Ich gebe zu, dass das alles etwas vereinfacht dargestellt ist, aber ich will hier nur die Tendenzen aufzeigen. Alles andere würde heute im Rahmen dieses Newsletters sicherlich zu weit führen. Bestimmte Bereiche werde ich eventuell in den nächsten Tagen wieder aufgreifen und ausführen.

Fazit:

Die Frage ist nach wie vor, wie stark sich die hohe Arbeitslosigkeit in den USA auswirken wird. Man kann das oben beschriebene Signal der ISM-Indizes sowohl aus fundamentaler als auch aus historischer Sicht als ein Warnsignal bezeichnen. Leider liegen nicht genug Daten vor, um die Prognosequalität dieses Signals zu bestätigen. Es ist aber, wie die vielen anderen Hinweise, die ich Ihnen in den letzten Tagen vorgestellt habe, ein weiterer Baustein in der Kette der Warnhinweise.

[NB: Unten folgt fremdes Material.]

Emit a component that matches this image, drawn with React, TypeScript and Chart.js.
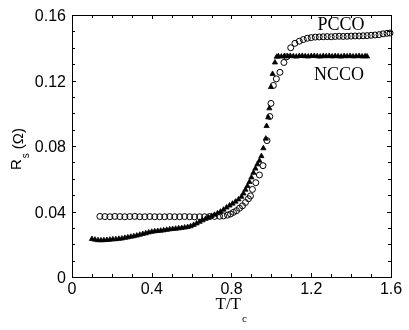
import React, { useEffect, useRef } from "react";
import { Chart, registerables } from "chart.js";

Chart.register(...registerables);

// ---- Data ----
const ncco_T = [
  0.10, 0.115, 0.13, 0.145, 0.16, 0.175, 0.19, 0.205, 0.22, 0.235, 0.25, 0.265, 0.28, 0.295,
  0.31, 0.325, 0.34, 0.355, 0.37, 0.385, 0.40, 0.415, 0.43, 0.445, 0.46, 0.475, 0.49, 0.505,
  0.52, 0.535, 0.55, 0.565, 0.58, 0.595, 0.61, 0.625, 0.64, 0.655, 0.67, 0.685, 0.70, 0.715,
  0.73, 0.745, 0.76, 0.775, 0.79, 0.805, 0.82, 0.835, 0.85, 0.86, 0.87, 0.88, 0.89, 0.90,
  0.91, 0.92, 0.93, 0.94, 0.95, 0.96, 0.972, 0.976, 0.984, 0.99, 0.998, 1.006, 1.018, 1.027,
  1.035, 1.05, 1.065, 1.08, 1.095, 1.11, 1.125, 1.14, 1.155, 1.17, 1.185, 1.2, 1.215, 1.23,
  1.245, 1.26, 1.275, 1.29, 1.305, 1.32, 1.335, 1.35, 1.365, 1.38, 1.395, 1.41, 1.425, 1.44,
  1.455, 1.47, 1.48,
];
const ncco_Rs = [
  0.0232, 0.0228, 0.0225, 0.0224, 0.0225, 0.0226, 0.0228, 0.0230, 0.0231, 0.0233, 0.0235, 0.0239, 0.0242, 0.0246,
  0.0249, 0.0253, 0.0258, 0.0263, 0.0267, 0.0272, 0.0276, 0.0279, 0.0281, 0.0283, 0.0285, 0.0288, 0.0291, 0.0293,
  0.0295, 0.0297, 0.0299, 0.0302, 0.0305, 0.0310, 0.0318, 0.0327, 0.0337, 0.0346, 0.0355, 0.0363, 0.0372, 0.0380,
  0.0389, 0.0399, 0.0411, 0.0424, 0.0436, 0.0448, 0.0460, 0.0474, 0.0490, 0.0510, 0.0533, 0.0555, 0.0580, 0.0608,
  0.0636, 0.0662, 0.0688, 0.0710, 0.0738, 0.0786, 0.0845, 0.0922, 0.0975, 0.1030, 0.1160, 0.1240, 0.1310, 0.1345,
  0.1348, 0.1346, 0.1349, 0.1347, 0.1350, 0.1348, 0.1346, 0.1349, 0.1350, 0.1348, 0.1347, 0.1349, 0.1350, 0.1348,
  0.1346, 0.1349, 0.1348, 0.1350, 0.1347, 0.1349, 0.1348, 0.1346, 0.1349, 0.1348, 0.1350, 0.1347, 0.1348, 0.1349,
  0.1347, 0.1348, 0.1347,
];

const pcco_T = [
  0.14, 0.165, 0.19, 0.215, 0.24, 0.265, 0.29, 0.315, 0.34, 0.365, 0.39, 0.415, 0.44, 0.465,
  0.49, 0.515, 0.54, 0.565, 0.59, 0.615, 0.64, 0.665, 0.69, 0.715, 0.74, 0.76, 0.78, 0.795,
  0.81, 0.825, 0.84, 0.855, 0.87, 0.885, 0.895, 0.905, 0.922, 0.94, 0.958, 0.978, 0.992, 0.998,
  1.01, 1.025, 1.043, 1.063, 1.077, 1.097, 1.118, 1.14, 1.16, 1.18, 1.2, 1.22, 1.24, 1.26,
  1.28, 1.3, 1.32, 1.34, 1.36, 1.38, 1.4, 1.42, 1.44, 1.46, 1.48, 1.5, 1.52, 1.54, 1.56, 1.58, 1.595,
];
const pcco_Rs = [
  0.0370, 0.0369, 0.0368, 0.0370, 0.0369, 0.0368, 0.0369, 0.0370, 0.0368, 0.0368, 0.0369, 0.0368, 0.0368, 0.0368,
  0.0369, 0.0368, 0.0368, 0.0369, 0.0368, 0.0367, 0.0368, 0.0368, 0.0369, 0.0370, 0.0371, 0.0373, 0.0378, 0.0385,
  0.0395, 0.0405, 0.0420, 0.0435, 0.0455, 0.0478, 0.0495, 0.0535, 0.0576, 0.0623, 0.0680, 0.0833, 0.0980, 0.1060,
  0.1170, 0.1210, 0.1250, 0.1310, 0.1345, 0.1400, 0.1427, 0.1440, 0.1450, 0.1458, 0.1462, 0.1465, 0.1466, 0.1467,
  0.1468, 0.1467, 0.1469, 0.1470, 0.1469, 0.1470, 0.1471, 0.1472, 0.1472, 0.1473, 0.1474, 0.1476, 0.1478, 0.1480, 0.1485, 0.1488, 0.1490,
];

const xTicks = [0, 0.4, 0.8, 1.2, 1.6];
const xTickLabels = ["0", "0.4", "0.8", "1.2", "1.6"];
const yTicks = [0, 0.04, 0.08, 0.12, 0.16];
const yTickLabels = ["0", "0.04", "0.08", "0.12", "0.16"];
const xMinorStep = 0.1;
const yMinorStep = 0.01;

const seriesLabels = ["PCCO", "NCCO"];

const SANS = "'Liberation Sans', Arial, sans-serif";
const SERIF = "'Liberation Serif', 'Times New Roman', serif";

const framePlugin = {
  id: "frame",
  afterDraw(chart: any) {
    const ctx = chart.ctx as CanvasRenderingContext2D;
    const xs = chart.scales.x;
    const ys = chart.scales.y;
    const { left, right, top, bottom } = chart.chartArea;
    ctx.save();
    ctx.strokeStyle = "#000";
    ctx.lineWidth = 1;
    ctx.strokeRect(left + 0.5, top + 0.5, right - left - 1 + 1, bottom - top);

    // minor + major ticks inward
    ctx.beginPath();
    for (let v = 0; v <= 1.6 + 1e-9; v += xMinorStep) {
      const px = Math.round(xs.getPixelForValue(v)) + 0.5;
      const major = xTicks.some((t) => Math.abs(t - v) < 1e-6);
      const len = major ? 4 : 3;
      ctx.moveTo(px, bottom);
      ctx.lineTo(px, bottom - len);
      ctx.moveTo(px, top);
      ctx.lineTo(px, top + len);
    }
    for (let v = 0; v <= 0.16 + 1e-9; v += yMinorStep) {
      const py = Math.round(ys.getPixelForValue(v)) + 0.5;
      const major = yTicks.some((t) => Math.abs(t - v) < 1e-6);
      const len = major ? 4 : 3;
      ctx.moveTo(left, py);
      ctx.lineTo(left + len, py);
      ctx.moveTo(right, py);
      ctx.lineTo(right - len, py);
    }
    ctx.stroke();

    // tick labels
    ctx.fillStyle = "#000";
    ctx.font = `16px ${SANS}`;
    ctx.textAlign = "center";
    ctx.textBaseline = "alphabetic";
    xTicks.forEach((t, i) => {
      ctx.fillText(xTickLabels[i], xs.getPixelForValue(t), bottom + 17);
    });
    ctx.textAlign = "right";
    yTicks.forEach((t, i) => {
      ctx.fillText(yTickLabels[i], left - 6, ys.getPixelForValue(t) + 6);
    });

    // x title T/T_c
    ctx.font = `17px ${SERIF}`;
    ctx.textAlign = "left";
    const xt = "T/T";
    const wT = ctx.measureText(xt).width;
    const cx = (left + right) / 2;
    const x0 = cx - 16;
    ctx.fillText(xt, x0, bottom + 32);
    ctx.font = `11px ${SERIF}`;
    ctx.fillText("c", x0 + wT + 1, bottom + 45);

    // y title R_s (Ω)
    ctx.save();
    ctx.translate(21, 170);
    ctx.rotate(-Math.PI / 2);
    ctx.font = `15px ${SANS}`;
    ctx.textAlign = "left";
    ctx.fillText("R", 0, 0);
    const wR = ctx.measureText("R").width;
    ctx.font = `10px ${SANS}`;
    ctx.fillText("s", wR + 1, 8);
    const wS = ctx.measureText("s").width;
    ctx.font = `15px ${SANS}`;
    ctx.fillText("(Ω)", wR + wS + 5, 2);
    ctx.restore();

    // series labels
    ctx.font = `18px ${SERIF}`;
    ctx.textAlign = "center";
    ctx.fillText(seriesLabels[0], xs.getPixelForValue(1.349), ys.getPixelForValue(0.1508));
    ctx.fillText(seriesLabels[1], xs.getPixelForValue(1.339), ys.getPixelForValue(0.1203));
    ctx.restore();
  },
};

export default function App() {
  const ref = useRef<HTMLCanvasElement | null>(null);
  useEffect(() => {
    document.body.style.margin = "0";
    const canvas = ref.current!;
    const chart = new Chart(canvas, {
      type: "scatter",
      data: {
        datasets: [
          {
            label: seriesLabels[0],
            data: pcco_T.map((t, i) => ({ x: t, y: pcco_Rs[i] })),
            pointStyle: "circle",
            pointRadius: 3,
            borderWidth: 1,
            borderColor: "#000",
            backgroundColor: "rgba(0,0,0,0)",
            clip: false as any,
          },
          {
            label: seriesLabels[1],
            data: ncco_T.map((t, i) => ({ x: t, y: ncco_Rs[i] })),
            pointStyle: "triangle",
            pointRadius: 3,
            borderWidth: 0.8,
            borderColor: "#000",
            backgroundColor: "#000",
            clip: false as any,
          },
        ],
      },
      options: {
        animation: false,
        responsive: false,
        devicePixelRatio: 1,
        events: [],
        layout: { padding: { left: 72, top: 15, right: 18, bottom: 53 } },
        plugins: { legend: { display: false }, tooltip: { enabled: false } },
        scales: {
          x: { type: "linear", min: 0, max: 1.6, display: false },
          y: { type: "linear", min: 0, max: 0.16, display: false },
        },
      },
      plugins: [framePlugin],
    });
    return () => chart.destroy();
  }, []);
  return (
    <div style={{ width: 409, height: 330, background: "#fff" }}>
      <canvas ref={ref} width={409} height={330} style={{ display: "block" }} />
    </div>
  );
}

Normalerweise würde ich aufgrund der Gesamtanalyse dieser und der zuvor hier genannten Faktoren dazu raten, zu verkaufen. Und nun kommt das große "Aber", das Sie schon kennen: Nach wie vor sind wir in einer extremen Situation. Und ich kann leider zurzeit immer noch nicht beurteilen, ob die Ausweitung der Liquidität, die US-Konjunkturmaßnahmen aber auch die niedrigen Zinsen diese negativen Faktoren überkompensieren. Hier scheitert einfach die fundamentale Analyse an den finanz- und geldpolitischen Maßnahmen.

Sie glauben nicht, wie sehr ich mich darauf freue, wenn wir wieder „normalere“ Verhältnisse haben und solche Analysen wieder höhere Eintrittswahrscheinlichkeiten haben.

Aber was ist an den Börsen schon normal?